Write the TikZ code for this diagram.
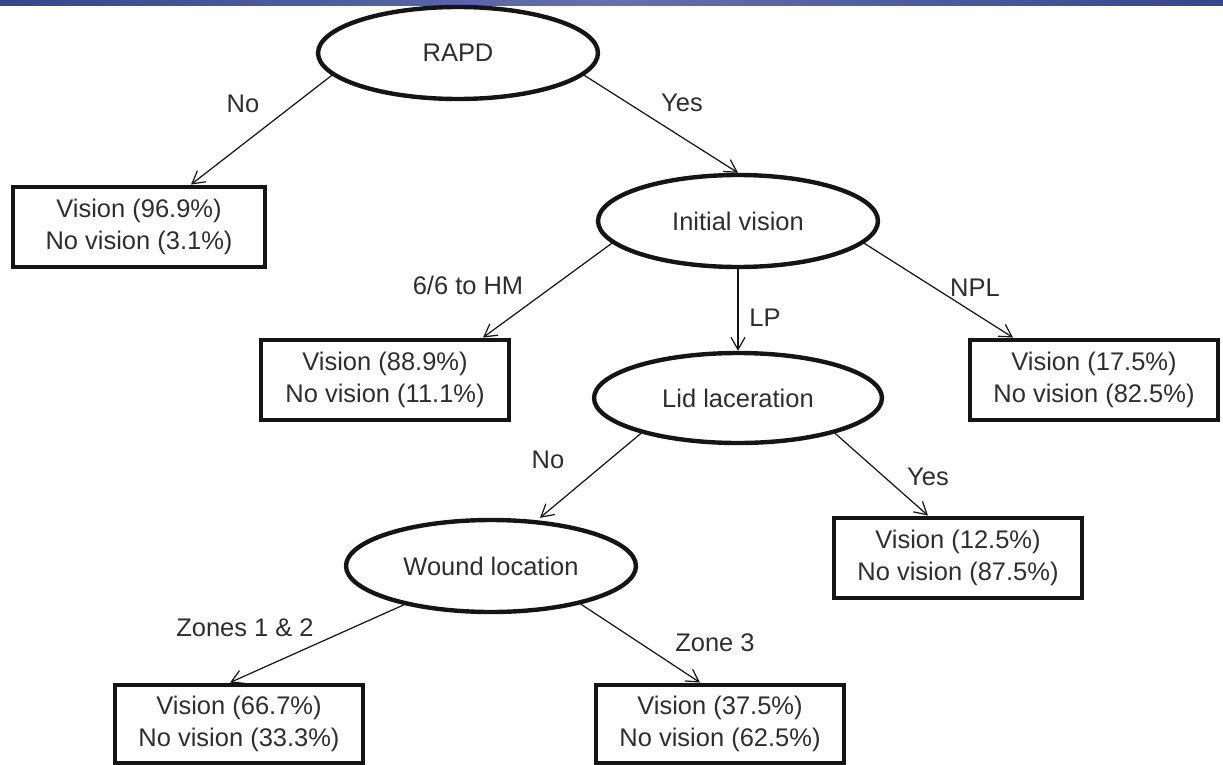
\documentclass[tikz,border=0pt]{standalone}
\usepackage{fontspec}
\setmainfont{Liberation Sans}
\usepackage{xcolor}
\usepackage{tikz}
\definecolor{treeInk}{HTML}{151515}
\definecolor{treeText}{HTML}{2E2E2E}
\definecolor{barDark}{HTML}{39448E}
\definecolor{barLight}{HTML}{6470B0}
\usetikzlibrary{arrows.meta,positioning,shapes.geometric,calc}

\begin{document}
\begin{tikzpicture}[
  x=0.02cm, y=-0.02cm,
  font=\fontsize{14.5}{18}\selectfont,
  split/.style={draw=treeInk, line width=2.5pt, ellipse, minimum width=5.6cm, minimum height=1.84cm, inner sep=0pt, text=treeText},
  outcome/.style={draw=treeInk, line width=2.8pt, minimum width=4.96cm, minimum height=1.6cm, inner sep=0pt, align=center, text=treeText},
  branch/.style={-{Straight Barb[length=7pt,width=8pt]}, line width=0.7pt, treeInk},
  brlabel/.style={text=treeText, inner sep=1pt}
]
\useasboundingbox (0,0) rectangle (1223,764);

% Header bar
\fill[left color=barDark, right color=barDark, middle color=barLight] (0,0) rectangle (1223,5);

% Split nodes
\node[split] (rapd) at (458,53) {RAPD};
\node[split] (init) at (738,221) {Initial vision};
\node[split, minimum width=5.76cm, minimum height=1.8cm] (lid) at (738,398) {Lid laceration};
\node[split, minimum width=5.8cm] (wound) at (491,566) {Wound location};

% Outcomes
\node[outcome, minimum width=5.04cm] (noRapd) at (139,227) {Vision (96.9\%)\\No vision (3.1\%)};
\node[outcome] (goodVis) at (385,380) {Vision (88.9\%)\\No vision (11.1\%)};
\node[outcome] (npl) at (1094,380) {Vision (17.5\%)\\No vision (82.5\%)};
\node[outcome] (lidYes) at (958,558) {Vision (12.5\%)\\No vision (87.5\%)};
\node[outcome, minimum height=1.56cm] (zone12) at (239,724) {Vision (66.7\%)\\No vision (33.3\%)};
\node[outcome, minimum height=1.56cm] (zone3) at (720,724) {Vision (37.5\%)\\No vision (62.5\%)};

% Branches
\draw[branch] (rapd.190) -- ($(noRapd.north)+(52,0)$) node[brlabel, at={(243,104)}] {No};
\draw[branch] (rapd.350) -- (init.north) node[brlabel, at={(682,103)}] {Yes};
\draw[branch] (init.190) -- ($(goodVis.north)+(98,0)$) node[brlabel, at={(468,285)}] {6/6 to HM};
\draw[branch] (init.south) -- (lid.north) node[brlabel, at={(765,318)}] {LP};
\draw[branch] (init.350) -- ($(npl.north)+(-81,0)$) node[brlabel, at={(975,288)}] {NPL};
\draw[branch] (lid.200) -- ($(wound.north)+(49,0)$) node[brlabel, at={(548,460)}] {No};
\draw[branch] (lid.340) -- ($(lidYes.north)+(-30,0)$) node[brlabel, at={(928,477)}] {Yes};
\draw[branch] (wound.204) -- ($(zone12.north)+(-9,0)$) node[brlabel, at={(245,628)}] {Zones 1 \& 2};
\draw[branch] (wound.337) -- ($(zone3.north)+(-20,0)$) node[brlabel, at={(715,643)}] {Zone 3};

\end{tikzpicture}
\end{document}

——

● Task brief:
Only lines belong in the copy: transcribe those from the start of the data through the line that contains "(0,0) rectangle (1223,5);", and skip the pictures.

● Written response:
Write the TikZ code for this diagram.
\documentclass[tikz,border=0pt]{standalone}
\usepackage{fontspec}
\setmainfont{Liberation Sans}
\usepackage{xcolor}
\usepackage{tikz}
\definecolor{treeInk}{HTML}{151515}
\definecolor{treeText}{HTML}{2E2E2E}
\definecolor{barDark}{HTML}{39448E}
\definecolor{barLight}{HTML}{6470B0}
\usetikzlibrary{arrows.meta,positioning,shapes.geometric,calc}

\begin{document}
\begin{tikzpicture}[
  x=0.02cm, y=-0.02cm,
  font=\fontsize{14.5}{18}\selectfont,
  split/.style={draw=treeInk, line width=2.5pt, ellipse, minimum width=5.6cm, minimum height=1.84cm, inner sep=0pt, text=treeText},
  outcome/.style={draw=treeInk, line width=2.8pt, minimum width=4.96cm, minimum height=1.6cm, inner sep=0pt, align=center, text=treeText},
  branch/.style={-{Straight Barb[length=7pt,width=8pt]}, line width=0.7pt, treeInk},
  brlabel/.style={text=treeText, inner sep=1pt}
]
\useasboundingbox (0,0) rectangle (1223,764);

% Header bar
\fill[left color=barDark, right color=barDark, middle color=barLight] (0,0) rectangle (1223,5);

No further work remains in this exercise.